While there is something to be said about commitment, focus, and honoring your responsibilities, does rewarding someone just because they consistently show up, really worthy of such high accolades and value in our society? I can't help but worry that by placing such value on one's capacity to be physically present, regardless of life's circumstances, we are somehow contributing to our current dire imbalance of work/life culture. I used to work at a place where my boss didn't bat an eyelash to miss her son's birthday because an important client just couldn't find another date and time to meet. I've seen new mothers pressured to hand their babies off to strangers practically as soon as they give birth, because they are needed at work.
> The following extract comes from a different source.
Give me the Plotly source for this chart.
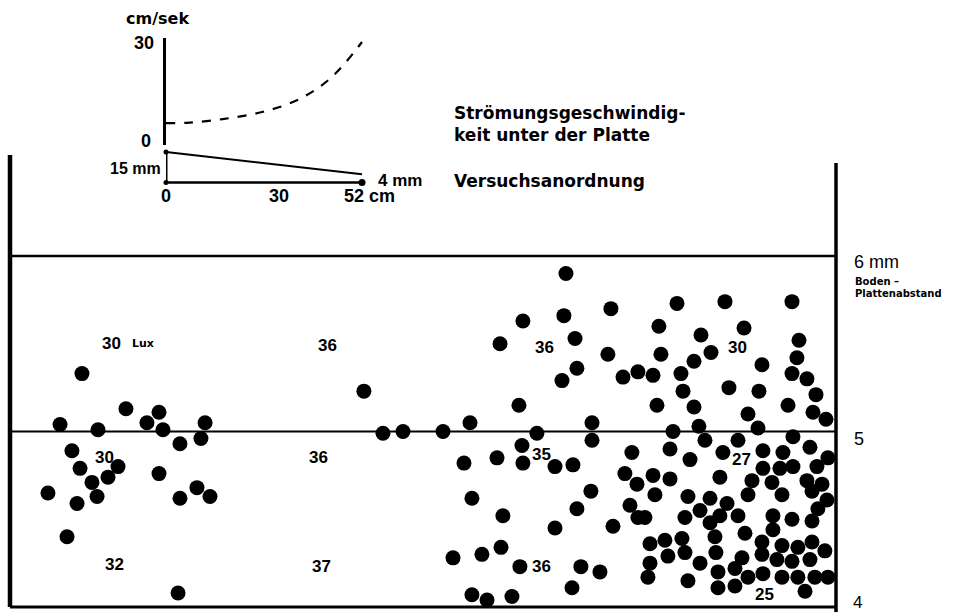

Last year I watched a single friend struggle to care for and house her brother who had no one else, and who was suffering injuries sustained from a horrible car accident, while her employer refused to grant her family leave because he didn't fit the definition of "family".
Our five-year-olds are getting the clear message that in order to be successful, you have to show up at any cost. Even if it means going to school when you feel crappy and your body needs to rest. They are getting the clear message that there is nothing more important in life than being at their learning centers and participating in guided reading five days every week. Not even spending invaluable time with your family, or taking part in real-life experiential learning outside of the classroom. Our five-year olds are getting the clear message that there is no one, no thing, more important in the world than his/her classroom. And that all life outside of that classroom is somehow of less value.
We are raising our children to grow up to become part of a culture that emphasizes work life, over a well-balanced holistic, and healthy life. A culture that places more value on measurable bottom-lines, where loyalty to profit and end-results are fostered, and where things like family, personal growth, and community service, are not only discouraged, but grossly undervalued.
If it is somehow necessary to give out awards to five-year-olds, rather than rewarding them for their ability to consistently show up, how cool would it be to reward them instead for showing compassion, for being innovative, for expressing themselves, for applying what they learned in the classroom outside of the classroom? As a parent, I know that I will be doing my job, if my son never, ever receives a perfect attendance award.